Some years I bring this place like a gift to the people I love. We lay out extra beds, towels and make the long drive from Copenhagen watching it fade into green, and blue. This is the thing I can give. This space to breathe and think, and the way it can make even the hardest days feel slick like oil, like they slip past you in a second and all of a sudden you’re cycling through the forest as fast as you can go and you want to sing because it’s so beautiful.

You are invincible; completely endless and unstoppable.

It’s how I know I love someone – that urgent need to bring them here, to say “Look, see – isn’t this special? Do you understand? This place is half my heart, in my blood; small parts of sand stay stuck in the cracks of my palms until I find my way back” and then to watch them fall hard for it too.

Doing something for no reason makes sense: let’s just go for a walk, a ride, a wander. Let’s just see where we end up; it will be lovely.

It is a constant – the smell of pine, salt in the air and the way that you can smell a bakery around every corner. The sound of a continual slow breeze and laughter from some far away neighbour. Long evenings spent wrapped in blankets with schnapps and beer and liqueur filled chocolates, chatting about nothing; getting slow and heavy and a little drunk around a small fire.

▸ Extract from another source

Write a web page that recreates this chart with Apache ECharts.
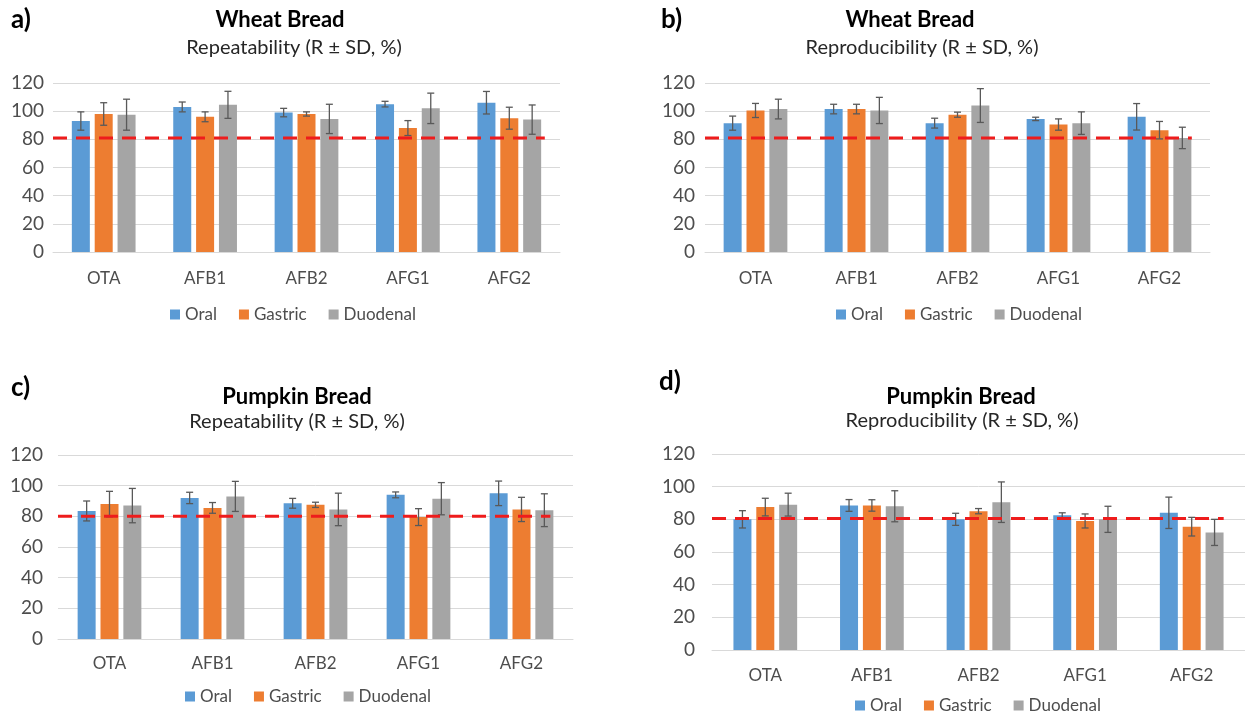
<!DOCTYPE html>
<html>
<head>
<meta charset="utf-8">
<script src="https://cdn.jsdelivr.net/npm/echarts@6/dist/echarts.min.js"></script>
<style>
  html, body { margin: 0; padding: 0; background: #fff; }
  #chart { width: 1245px; height: 712px; }
</style>
</head>
<body>
<div id="chart"></div>
<script>
const categories = ['OTA', 'AFB1', 'AFB2', 'AFG1', 'AFG2'];
const seriesNames = ['Oral', 'Gastric', 'Duodenal'];

// a) Wheat Bread - Repeatability
const wheatRepOral = [93, 103, 99, 105, 106];
const wheatRepOralSd = [6.5, 3.5, 3, 2, 8];
const wheatRepGastric = [98, 96, 98, 88, 95];
const wheatRepGastricSd = [8, 3.5, 1.5, 5.3, 7.8];
const wheatRepDuodenal = [97.5, 104.5, 94.5, 102, 94];
const wheatRepDuodenalSd = [11, 9.6, 10.4, 10.8, 10.4];

// b) Wheat Bread - Reproducibility
const wheatReprOral = [91.5, 101.5, 91.5, 94.5, 96];
const wheatReprOralSd = [5, 3.4, 3.5, 1.2, 9.4];
const wheatReprGastric = [100.5, 101.5, 97.5, 90.5, 86.5];
const wheatReprGastricSd = [5, 3.4, 1.8, 4, 6.2];
const wheatReprDuodenal = [101.5, 100.5, 104, 91.5, 81];
const wheatReprDuodenalSd = [7, 9.3, 12, 8, 7.6];

// c) Pumpkin Bread - Repeatability
const pumpRepOral = [83.5, 92, 88.5, 94, 95];
const pumpRepOralSd = [6.5, 3.7, 3.2, 1.9, 8];
const pumpRepGastric = [88, 85.5, 87.5, 79.5, 84.5];
const pumpRepGastricSd = [8.3, 3.5, 1.7, 5.5, 7.9];
const pumpRepDuodenal = [87, 93, 84.5, 91.5, 84];
const pumpRepDuodenalSd = [11.2, 9.8, 10.6, 10.5, 10.7];

// d) Pumpkin Bread - Reproducibility
const pumpReprOral = [80, 88.5, 80, 82.5, 84];
const pumpReprOralSd = [5.3, 3.6, 3.7, 1.5, 9.6];
const pumpReprGastric = [87.5, 88.5, 85, 79, 75.5];
const pumpReprGastricSd = [5.4, 3.5, 1.6, 4.3, 5.7];
const pumpReprDuodenal = [89, 88, 90.5, 80, 72];
const pumpReprDuodenalSd = [7, 9.5, 12.4, 8, 8];

// 80% recovery reference line per panel
const limitValues = [81, 81, 80, 80.5];

const colors = ['#5B9BD5', '#ED7D31', '#A5A5A5'];
const font = 'Lato, "Noto Sans", sans-serif';
const barWidth = 18;
const barGap = 0.27;
const step = barWidth * (1 + barGap);

const panels = [
  { label: 'a)', title: 'Wheat Bread', sub: 'Repeatability (R \u00b1 SD, %)',
    grid: { left: 53, top: 83, width: 507, height: 169 }, labelMargin: 9, xMargin: 18, lineEnd: 4.85,
    means: [wheatRepOral, wheatRepGastric, wheatRepDuodenal],
    sds: [wheatRepOralSd, wheatRepGastricSd, wheatRepDuodenalSd],
    labelPos: [11, 20], titlePos: [280, 20], subPos: [294, 48], legend: [170, 306] },
  { label: 'b)', title: 'Wheat Bread', sub: 'Reproducibility (R \u00b1 SD, %)',
    grid: { left: 705, top: 83, width: 505, height: 169 }, labelMargin: 10, xMargin: 18, lineEnd: 4.82,
    means: [wheatReprOral, wheatReprGastric, wheatReprDuodenal],
    sds: [wheatReprOralSd, wheatReprGastricSd, wheatReprDuodenalSd],
    labelPos: [661, 20], titlePos: [910, 20], subPos: [922, 48], legend: [836, 306] },
  { label: 'c)', title: 'Pumpkin Bread', sub: 'Repeatability (R \u00b1 SD, %)',
    grid: { left: 58, top: 455, width: 515, height: 184 }, labelMargin: 15, xMargin: 16, lineEnd: 4.78,
    means: [pumpRepOral, pumpRepGastric, pumpRepDuodenal],
    sds: [pumpRepOralSd, pumpRepGastricSd, pumpRepDuodenalSd],
    labelPos: [11, 388], titlePos: [297, 397], subPos: [297, 422], legend: [185, 688] },
  { label: 'd)', title: 'Pumpkin Bread', sub: 'Reproducibility (R \u00b1 SD, %)',
    grid: { left: 712, top: 454, width: 535, height: 196 }, labelMargin: 17, xMargin: 17, lineEnd: 4.8,
    means: [pumpReprOral, pumpReprGastric, pumpReprDuodenal],
    sds: [pumpReprOralSd, pumpReprGastricSd, pumpReprDuodenalSd],
    labelPos: [659, 382], titlePos: [961, 397], subPos: [962, 421], legend: [855, 697] }
];

const grid = [], xAxis = [], yAxis = [], series = [], legend = [], graphic = [];

panels.forEach((p, pi) => {
  grid.push(p.grid);
  xAxis.push({
    type: 'category', gridIndex: pi, data: categories,
    axisLine: { lineStyle: { color: '#d9d9d9', width: 1 } },
    axisTick: { show: false },
    axisLabel: { color: '#4d4d4d', fontSize: 17, fontFamily: font, margin: p.xMargin }
  });
  xAxis.push({ type: 'value', gridIndex: pi, min: 0, max: 5, show: false });
  yAxis.push({
    type: 'value', gridIndex: pi, min: 0, max: 120, interval: 20,
    axisLine: { show: false }, axisTick: { show: false },
    axisLabel: { color: '#4d4d4d', fontSize: 19, fontFamily: font, margin: p.labelMargin },
    splitLine: { lineStyle: { color: '#d9d9d9', width: 1 } }
  });

  seriesNames.forEach((name, k) => {
    series.push({
      name: name, type: 'bar', xAxisIndex: pi * 2, yAxisIndex: pi,
      barWidth: barWidth, barGap: (barGap * 100) + '%',
      itemStyle: { color: colors[k] },
      data: p.means[k]
    });
  });
  seriesNames.forEach((name, k) => {
    const errData = p.means[k].map((m, i) => [i, m + p.sds[k][i], m - p.sds[k][i]]);
    series.push({
      name: 'SD', type: 'custom', xAxisIndex: pi * 2, yAxisIndex: pi, z: 4,
      encode: { x: 0, y: [1, 2] },
      data: errData,
      renderItem: (params, api) => {
        const i = api.value(0);
        const hi = api.coord([i, api.value(1)]);
        const lo = api.coord([i, api.value(2)]);
        const x = hi[0] + (k - 1) * step;
        const cap = 3.5;
        const st = { stroke: '#595959', lineWidth: 1.3 };
        return {
          type: 'group',
          children: [
            { type: 'line', shape: { x1: x, y1: hi[1], x2: x, y2: lo[1] }, style: st },
            { type: 'line', shape: { x1: x - cap, y1: hi[1], x2: x + cap, y2: hi[1] }, style: st },
            { type: 'line', shape: { x1: x - cap, y1: lo[1], x2: x + cap, y2: lo[1] }, style: st }
          ]
        };
      }
    });
  });
  series.push({
    name: 'limit', type: 'line', xAxisIndex: pi * 2 + 1, yAxisIndex: pi, z: 5,
    symbol: 'none', silent: true, clip: false,
    lineStyle: { color: '#ee1c1c', width: 3, type: [14, 9] },
    data: [[0, limitValues[pi]], [p.lineEnd, limitValues[pi]]]
  });

  legend.push({
    data: seriesNames, left: p.legend[0], top: p.legend[1], padding: 0,
    icon: 'rect', itemWidth: 10, itemHeight: 10, itemGap: 22,
    textStyle: { color: '#4d4d4d', fontSize: 17, fontFamily: font }
  });

  graphic.push({
    type: 'text', x: p.labelPos[0], y: p.labelPos[1],
    style: { text: p.label, font: 'bold 26px ' + font, fill: '#000', textVerticalAlign: 'middle' }
  });
  graphic.push({
    type: 'text', x: p.titlePos[0], y: p.titlePos[1],
    style: { text: p.title, font: 'bold 22px ' + font, fill: '#000', textAlign: 'center', textVerticalAlign: 'middle' }
  });
  graphic.push({
    type: 'text', x: p.subPos[0], y: p.subPos[1],
    style: { text: p.sub, font: '20px ' + font, fill: '#262626', textAlign: 'center', textVerticalAlign: 'middle' }
  });
});

const myChart = echarts.init(document.getElementById('chart'));
myChart.setOption({
  animation: false,
  backgroundColor: '#fff',
  grid: grid,
  xAxis: xAxis,
  yAxis: yAxis,
  legend: legend,
  graphic: graphic,
  series: series
});
</script>
</body>
</html>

I used to spend two months here every year; long and ambling summers. I’ve been young and loud, asking my brothers to play badminton with me or let me join in their video games, tucked away in the small shed near the bikes. I’ve thrown balls and inflatable pool toys and whole badminton nets out of frustration. I’ve been angry and anxious, a teenager who wouldn’t leave her room. I’ve found the headspace to write and paint that I rarely seem to be able to squeeze out of London. Space that comes as easy as breathing here. I’ve been through hell, and being here made it feel a little less like hurt and more like a journey.

But now it’s just these stolen weeks, brief glimpses that will probably only get briefer and briefer. This place I grew up, that held my hand and picked me up and opened its arms. The week always goes fast, the days endless but the time as a whole gone in the blink of an eye. I treasure the air, taking big breaths and holding them in my lungs to keep it in my blood before I’m dragged away again onto a plane.